Here's a shot of moss, lichen and fallen leaves taken with the EOS-M and 100L macro - I used a flash of course


----------



## surapon (Jan 25, 2014)

scyrene said:


> It's a good combination! I'll be using it a lot when there are more insects and flowers around, I think. And if blurring is a problem, try a flash/higher ISO+shorter exposure. More noise is better than blurring!
> 
> Here's a shot of moss, lichen and fallen leaves taken with the EOS-M and 100L macro - I used a flash of course



WOw, Wow, WOW---Dear scyrene.
Great Arts work, I love your combination of Lines, Forms and Textures--Go to gather to get the great Composition. Not only you are a good Photographer, But Good Artist too.
Thanks to show us.
Surapon


----------



## scyrene (Jan 25, 2014)

surapon said:


> scyrene said:
> 
> 
> > It's a good combination! I'll be using it a lot when there are more insects and flowers around, I think. And if blurring is a problem, try a flash/higher ISO+shorter exposure. More noise is better than blurring!
> ...



That's very kind. In fact, I was taking it for a technical assignment - the visual appeal was entirely accidental


----------



## BL (Jan 26, 2014)

I love using the M with my 100L too! Easy to handhold and I love the live view/touch screen zoom function.
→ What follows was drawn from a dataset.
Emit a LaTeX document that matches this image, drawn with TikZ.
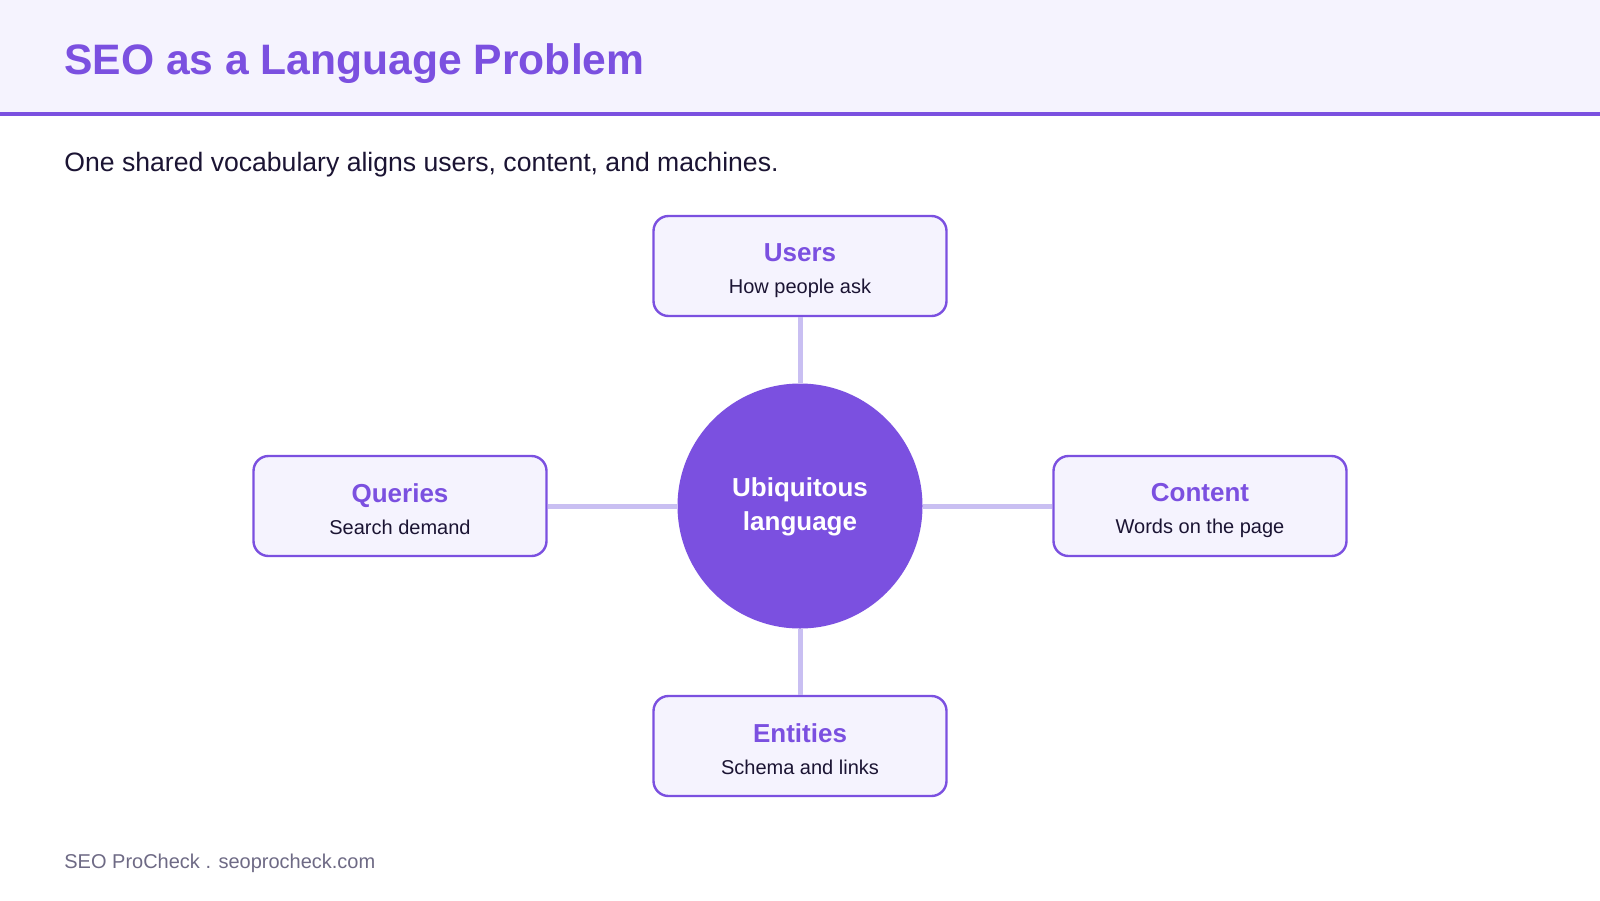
\documentclass[tikz,border=0pt]{standalone}
\usepackage{fontspec}
\setmainfont{Liberation Sans}
\definecolor{seopurple}{HTML}{7B50E0}
\definecolor{seopale}{HTML}{F5F3FE}
\definecolor{seolilac}{HTML}{C9BFF2}
\definecolor{seoink}{HTML}{1B1433}
\definecolor{seogrey}{HTML}{6E6A85}
\newcommand{\boxhead}[1]{{\fontsize{13}{16}\selectfont\bfseries\color{seopurple}\rule{0pt}{14pt}#1}}
\newcommand{\boxsub}[1]{\rule[-2pt]{0pt}{2pt}#1}
\begin{document}
\begin{tikzpicture}[x=0.5pt,y=-0.5pt]
       \tikzstyle{topicbox}=[draw=seopurple, line width=1.2pt, fill=seopale, rounded corners=7.5pt, minimum width=146.5pt, minimum height=50pt, align=center, text=seoink, font=\fontsize{10}{16}\selectfont]
       \tikzstyle{hubnode}=[circle, fill=seopurple, minimum size=122.5pt, inner sep=0pt, align=center, text=white, font=\bfseries\fontsize{13}{17}\selectfont]
       \tikzstyle{spoke}=[draw=seolilac, line width=2.5pt]
       \tikzstyle{pagetext}=[anchor=base west, inner sep=0pt]
       \useasboundingbox (0,0) rectangle (1600,900);
       \fill[white] (0,0) rectangle (1600,900);
       % header band
       \fill[seopale] (0,0) rectangle (1600,112);
       \draw[seopurple, line width=2pt] (0,114) -- (1600,114);
       \node[pagetext, text=seopurple, font=\bfseries\fontsize{21.3}{25}\selectfont] (title) at (64,74) {SEO as a Language Problem};
       \node[pagetext, text=seoink, font=\fontsize{13.3}{16}\selectfont] (subtitle) at (64,171) {One shared vocabulary aligns users, content, and machines.};
       % hub and spokes
       \node[hubnode] (hub) at (800,506) {\rule{0pt}{10pt}Ubiquitous\\language\rule[-3pt]{0pt}{3pt}};
       \node[topicbox] (users) at (800,266) {\boxhead{Users}\\\boxsub{How people ask}};
       \node[topicbox] (queries) at (400,506) {\boxhead{Queries}\\\boxsub{Search demand}};
       \node[topicbox] (content) at (1200,506) {\boxhead{Content}\\\boxsub{Words on the page}};
       \node[topicbox] (entities) at (800,746) {\boxhead{Entities}\\\boxsub{Schema and links}};
       \draw[spoke] (users.south) -- (hub.north);
       \draw[spoke] (queries.east) -- (hub.west);
       \draw[spoke] (content.west) -- (hub.east);
       \draw[spoke] (entities.north) -- (hub.south);
       \node[pagetext, text=seogrey, font=\fontsize{10}{12}\selectfont] (footer) at (64,868) {SEO ProCheck . seoprocheck.com};
\end{tikzpicture}
\end{document}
Makes it super easy to rock the focus back-and-forth.

Disposable razor shot using 100L, EF12 extension tube, 430EX, and 1.4x extender:


----------



## surapon (Jan 26, 2014)

BL said:


> I love using the M with my 100L too! Easy to handhold and I love the live view/touch screen zoom function.
> 
> Makes it super easy to rock the focus back-and-forth.
> 
> Disposable razor shot using 100L, EF12 extension tube, 430EX, and 1.4x extender:



Wow, Dear friend BL.
I must try Live view+ touch screen zoom function= to get the super sharp like your photo.
Thanks you, Sir---Yes, I have learn some thing new from you to day.
Have a great Sunday.
Surapon


----------



## Rienzphotoz (Jan 26, 2014)

BL said:


> Disposable razor shot using 100L, EF12 extension tube, 430EX, and 1.4x extender:


Impressive


----------